Date of Award

8-2014

Level of Access

Campus-Only Thesis

Degree Name

Master of Science (MS)

Department

Teaching

Advisor

Natasha M. Speer

Second Committee Member

Robert Franzosa

Third Committee Member

John Thompson

Abstract

Students’ understanding, thinking and difficulties with the derivative and their difficulties in solving applied problems have been the subject of rich research work. There is also extensive research on students’ thinking, understanding and difficulties with the derivative’s underlying concepts such as functions. In the Study I, the existing work on students’ ideas about the derivative was expanded by defining different categories of students’ ways of thinking about it. Polishing these categories, a possible database of students’ ways of thinking about the derivative was created. Then their difficulties with applied related-rate, optimization and graphing problems were analyzed and rubrics were created to quantify their answers. It was also shown that students’ difficulties with applied graphing problem of the derivative correlate to their static and dynamic understanding of the functions’ graphs.

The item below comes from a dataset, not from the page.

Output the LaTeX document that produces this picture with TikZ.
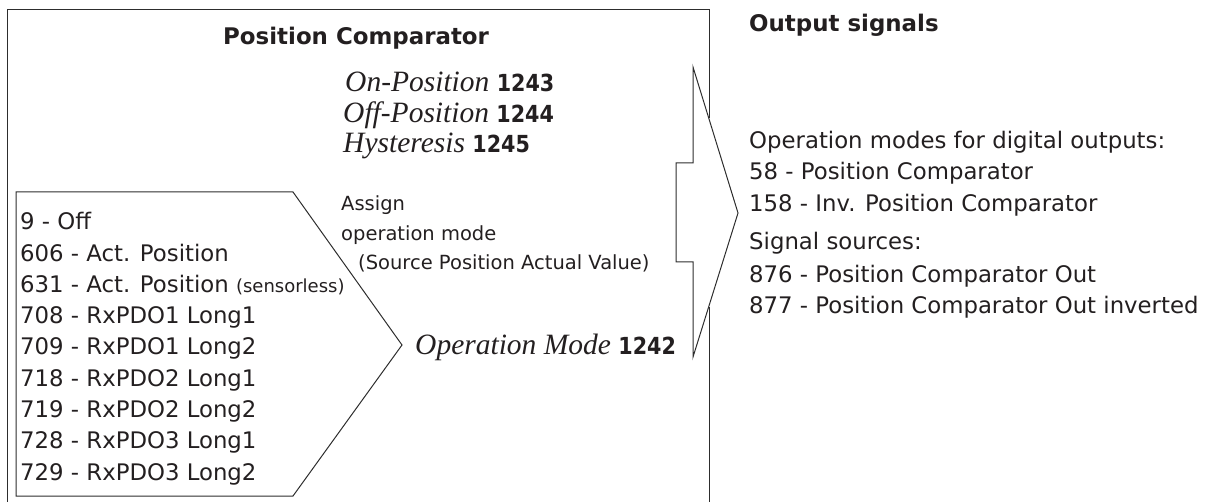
\documentclass[tikz,border=0pt]{standalone}
\usepackage{fontspec}
\usepackage{graphicx}
\setmainfont{DejaVu Sans}
\newfontfamily\paramfont{Liberation Serif}
\usetikzlibrary{positioning}
\definecolor{Ink}{RGB}{35,31,32}
\definecolor{Frame}{RGB}{45,45,45}
\newcommand\pnum[1]{\scalebox{0.88}[1]{\fontsize{23.5}{26}\normalfont\bfseries #1}}

\begin{document}
\begin{tikzpicture}[x=1pt,y=-1pt,
    lbl/.style={anchor=base west,inner sep=0pt,text=Ink,font=\fontsize{22.8}{27}\selectfont},
    mid/.style={lbl,font=\fontsize{19.5}{23}\selectfont},
    par/.style={lbl,font=\fontsize{29.5}{33}\paramfont\itshape},
    head/.style={lbl,font=\fontsize{22.9}{27}\selectfont\bfseries},
    edge/.style={draw=Frame,line width=1pt,line join=miter}]
  \useasboundingbox (0,0) rectangle (1210,502);
  \draw[edge] (7,505) -- (7,10) -- (709,10) -- (709,118);
  \draw[edge] (709,307) -- (709,505);
  \draw[edge] (16,192) -- (293,192) -- (402,345) -- (293,496) -- (16,496) -- cycle;
  \draw[edge] (693,67) -- (738,213) -- (693,357) -- (693,262) -- (676,262)
    -- (676,163) -- (693,163) -- cycle;
  \node[head] (title) at (223,45) {Position Comparator};
  \node[head] (outtitle) at (749,32) {Output signals};
  \node[par] (onpos) at (345,92) {On-Position \pnum{1243}};
  \node[par] (offpos) at (343,123) {Off-Position \pnum{1244}};
  \node[par] (hyst) at (343,153) {Hysteresis \pnum{1245}};
  \node[mid] (assign) at (341,211) {Assign};
  \node[mid] (opmode) at (341,241) {operation mode};
  \node[mid] (source) at (358,270) {(Source Position Actual Value)};
  \node[par] (mode) at (415,355) {Operation Mode \pnum{1242}};
  \foreach \i/\txt in {
    0/9 - Off,
    1/606 - Act. Position,
    2/{631 - Act. Position {\fontsize{18}{20}\selectfont(sensorless)}},
    3/708 - RxPDO1 Long1,
    4/709 - RxPDO1 Long2,
    5/718 - RxPDO2 Long1,
    6/719 - RxPDO2 Long2,
    7/728 - RxPDO3 Long1,
    8/729 - RxPDO3 Long2}
  {
    \node[lbl] (src\i) at (20,230+31.25*\i) {\txt};
  }
  \foreach \i/\y/\txt in {
    1/149/Operation modes for digital outputs:,
    2/180/58 - Position Comparator,
    3/212/158 - Inv. Position Comparator,
    4/250/Signal sources:,
    5/283/876 - Position Comparator Out,
    6/314/877 - Position Comparator Out inverted}
  {
    \node[lbl] (out\i) at (749,\y) {\txt};
  }
\end{tikzpicture}
\end{document}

Very little research has examined students’ ways of thinking about derivative through the lens of their work on applied questions.

The focus of the Study II was on whether relationships exist between students’ ways of thinking about derivative and their abilities in solving applied derivative problems. Survey data and clinical interviews were conducted to look at students’ multiple ways of thinking and their work on applied derivative problems. “Multiple ways of thinking” refers to two or more ways of thinking about derivative (e.g., slope of the tangent line at a point on a function or instantaneous rate of change). Fine-grained analysis of the students’ written surveys and clinical interviews revealed that students’ having more than two ways of thinking about the derivative correlate to their higher abilities in solving applied derivative problems.